Though the first thing I note in all of these is that the information given could only appear in scenes if you had scads of them, because otherwise it would not be certain that this was habitual behavior.  On the most part, we take characters as they appear, and generalize their behavior from one scene to all times, but to make it clear, summary does a nice job of it.

Though it's not the only elegant use of it I've seen.  Poul Anderson was a master of it.  In Satan's World, and in "The Man Who Counts", he had to explain the island of stability, and the poisonous-to-humans nature of a world's carbon-based lifeforms, and in both books, he gave characters a reason to be thinking about the matter and segued, imperceptibly, into paragraphs by the narrator accomplishing the info-dump.  Not at the beginning, obviously, perhaps it would have been impossible there, but not too far in.  Then, he had managed to build some curiosity about it, always wise when shifting into info-dumping.

Though I note from all successful examples I've stumbled that voice is more important here than in most places, since they give up the forward drive of the story.  Anderson used a perfectly transparent and flawless prose, which helped shift into the info-dump and out again.  Austen and Juster both used voices that flowed easily and readily and sounded interesting in and of themselves, which is probably better than a transparent style in the opening, where you don't have a build-up of curiosity to satisfy.

Date: 2012-03-30 03:28 am (UTC)
From: [identity profile] alivion.livejournal.com
Last night I read Wilde's The Fisherman and his Soul again.
It has a few passages which are shown, but it is predominantly told.

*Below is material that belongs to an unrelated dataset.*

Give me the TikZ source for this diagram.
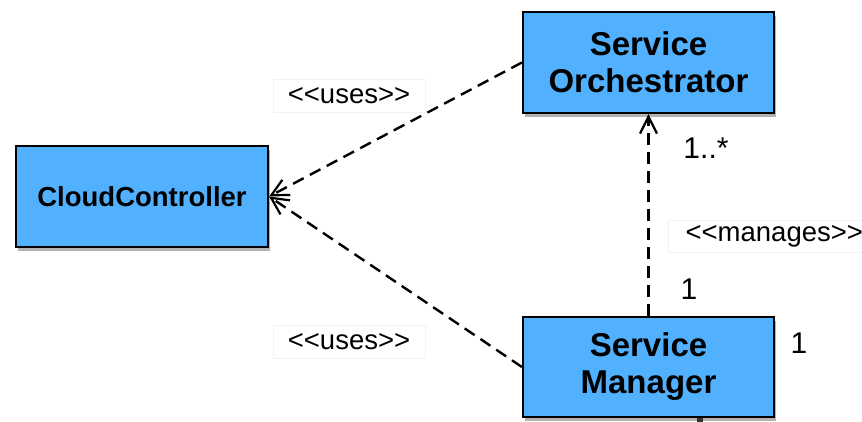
\documentclass[tikz,border=0pt]{standalone}
\usepackage{fontspec}
\setmainfont{Liberation Sans}
\usetikzlibrary{arrows.meta,shadows}
\definecolor{boxblue}{HTML}{52B1FF}
\tikzset{
  umlbox/.style={draw=black, line width=2.2pt, fill=boxblue, inner sep=0pt,
    align=center, font=\bfseries\fontsize{33}{37}\selectfont,
    drop shadow={shadow xshift=1.5pt, shadow yshift=-4pt, opacity=0.3, fill=black}},
  dep/.style={dashed, dash pattern=on 12pt off 7pt, line width=2.4pt,
    -{Straight Barb[length=17pt,width=17pt,line width=2.2pt]}},
  stereo/.style={draw=black!5, line width=0.6pt, inner sep=0pt, minimum width=152pt,
    minimum height=33pt, font=\fontsize{27.5}{30}\selectfont},
  mult/.style={inner sep=0pt, font=\fontsize{30}{32}\selectfont}
}
\begin{document}
\begin{tikzpicture}[x=1pt,y=-1pt]
\useasboundingbox (0,0) rectangle (862,422);
\node[umlbox, minimum width=252pt, minimum height=101pt, font=\bfseries\fontsize{27.5}{30}\selectfont] (cc) at (142,196.5) {CloudController};
\node[umlbox, minimum width=251pt, minimum height=101pt] (orch) at (648.5,62.5) {Service\\Orchestrator};
\node[umlbox, minimum width=251pt, minimum height=100pt] (mgr) at (648.5,367) {Service\\Manager};
\node[stereo] (u1) at (349,96) {<{}<uses>{}>};
\node[stereo] (u2) at (349,341.5) {<{}<uses>{}>};
\node[stereo, minimum width=200pt, minimum height=32pt, anchor=west] (mg) at (668,236) {\hspace*{12pt}<{}<manages>{}>\hfill};
\node[mult] (m1) at (706,148) {1..*};
\node[mult] (m2) at (689,289) {1};
\node[mult] (m3) at (799,343) {1};
\draw[dep] (orch.west) -- (cc.east);
\draw[dep] (mgr.west) -- (cc.east);
\draw[dep] (mgr.north) -- (orch.south);
\coordinate (stub) at (699.5,424);
\draw[line width=6pt, black!80] (mgr.south -| stub) -- (stub);
\end{tikzpicture}
\end{document}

And perhaps because of this it's a very well wrought story.

Date: 2012-03-30 08:15 am (UTC)
From: [identity profile] nipernaadiagain.livejournal.com
I must confess that, as a socially tune deaf person, I became a bookworm in big part because fiction told me things I could then learn to pick up IRL.

A socially tune deaf person CAN learn to fit in, but I have to be told first the things that would make no sense to me when shown.

Not to mention that having different background than fictional heroes, how can I figure out what does scene in front of me mean when it is just shown to me without being helpfully told what is actually happening?